▸ **YOUR INSTRUCTIONS**
Reproduce verbatim the lines up to and including the one with "plt.rcParams['font.family'] = ['Roboto", starting from the first.

▸ **INFORMATION SUPPLIED**
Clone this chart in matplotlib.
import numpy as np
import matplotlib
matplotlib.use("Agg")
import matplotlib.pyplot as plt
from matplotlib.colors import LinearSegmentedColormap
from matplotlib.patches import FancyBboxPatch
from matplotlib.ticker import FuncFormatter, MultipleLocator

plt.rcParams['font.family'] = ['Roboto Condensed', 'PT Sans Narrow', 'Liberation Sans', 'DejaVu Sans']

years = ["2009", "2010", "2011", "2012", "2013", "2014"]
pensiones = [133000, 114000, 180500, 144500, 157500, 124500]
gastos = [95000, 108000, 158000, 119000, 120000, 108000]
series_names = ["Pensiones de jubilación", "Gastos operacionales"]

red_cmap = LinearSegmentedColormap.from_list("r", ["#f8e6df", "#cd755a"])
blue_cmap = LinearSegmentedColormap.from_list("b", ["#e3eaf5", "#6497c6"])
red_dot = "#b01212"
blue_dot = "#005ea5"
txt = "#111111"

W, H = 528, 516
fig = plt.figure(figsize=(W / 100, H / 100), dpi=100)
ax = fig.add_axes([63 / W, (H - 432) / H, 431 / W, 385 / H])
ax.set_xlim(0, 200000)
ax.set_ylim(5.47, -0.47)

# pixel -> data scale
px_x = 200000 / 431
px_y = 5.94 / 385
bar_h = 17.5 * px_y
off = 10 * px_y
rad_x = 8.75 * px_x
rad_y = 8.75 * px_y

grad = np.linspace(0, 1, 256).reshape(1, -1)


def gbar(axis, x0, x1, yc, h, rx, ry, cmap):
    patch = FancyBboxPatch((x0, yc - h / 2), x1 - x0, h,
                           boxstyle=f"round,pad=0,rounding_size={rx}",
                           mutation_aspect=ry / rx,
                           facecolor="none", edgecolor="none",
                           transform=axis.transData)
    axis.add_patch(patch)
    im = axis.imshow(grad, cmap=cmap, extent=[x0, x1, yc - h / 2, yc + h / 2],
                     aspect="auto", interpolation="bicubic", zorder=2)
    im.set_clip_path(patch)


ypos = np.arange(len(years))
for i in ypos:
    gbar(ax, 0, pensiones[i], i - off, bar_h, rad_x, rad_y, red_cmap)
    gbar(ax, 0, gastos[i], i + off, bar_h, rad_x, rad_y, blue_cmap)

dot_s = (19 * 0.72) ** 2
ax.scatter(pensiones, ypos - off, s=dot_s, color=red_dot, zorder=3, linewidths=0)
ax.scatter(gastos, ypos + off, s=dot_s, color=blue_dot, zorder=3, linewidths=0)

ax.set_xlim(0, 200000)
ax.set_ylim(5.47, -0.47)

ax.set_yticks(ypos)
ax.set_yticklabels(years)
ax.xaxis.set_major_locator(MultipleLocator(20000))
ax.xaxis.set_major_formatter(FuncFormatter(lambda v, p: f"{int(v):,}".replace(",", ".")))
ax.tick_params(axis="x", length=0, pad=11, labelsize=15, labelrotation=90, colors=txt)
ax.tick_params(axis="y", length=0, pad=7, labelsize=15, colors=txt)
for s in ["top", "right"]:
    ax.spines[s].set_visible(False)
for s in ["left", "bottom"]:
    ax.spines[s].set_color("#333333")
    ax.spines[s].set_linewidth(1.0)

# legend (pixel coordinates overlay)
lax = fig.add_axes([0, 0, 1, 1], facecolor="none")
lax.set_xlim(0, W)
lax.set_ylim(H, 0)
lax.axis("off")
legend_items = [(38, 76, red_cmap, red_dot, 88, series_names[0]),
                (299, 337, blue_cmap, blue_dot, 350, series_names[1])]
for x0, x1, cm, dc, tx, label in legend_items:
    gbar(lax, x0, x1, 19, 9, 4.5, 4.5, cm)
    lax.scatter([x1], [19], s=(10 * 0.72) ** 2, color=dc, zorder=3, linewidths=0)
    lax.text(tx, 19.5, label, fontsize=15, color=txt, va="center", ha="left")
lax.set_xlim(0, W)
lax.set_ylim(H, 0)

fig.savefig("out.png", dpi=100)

▸ **REPLY TO THE TASK**
Clone this chart in matplotlib.
import numpy as np
import matplotlib
matplotlib.use("Agg")
import matplotlib.pyplot as plt
from matplotlib.colors import LinearSegmentedColormap
from matplotlib.patches import FancyBboxPatch
from matplotlib.ticker import FuncFormatter, MultipleLocator

plt.rcParams['font.family'] = ['Roboto Condensed', 'PT Sans Narrow', 'Liberation Sans', 'DejaVu Sans']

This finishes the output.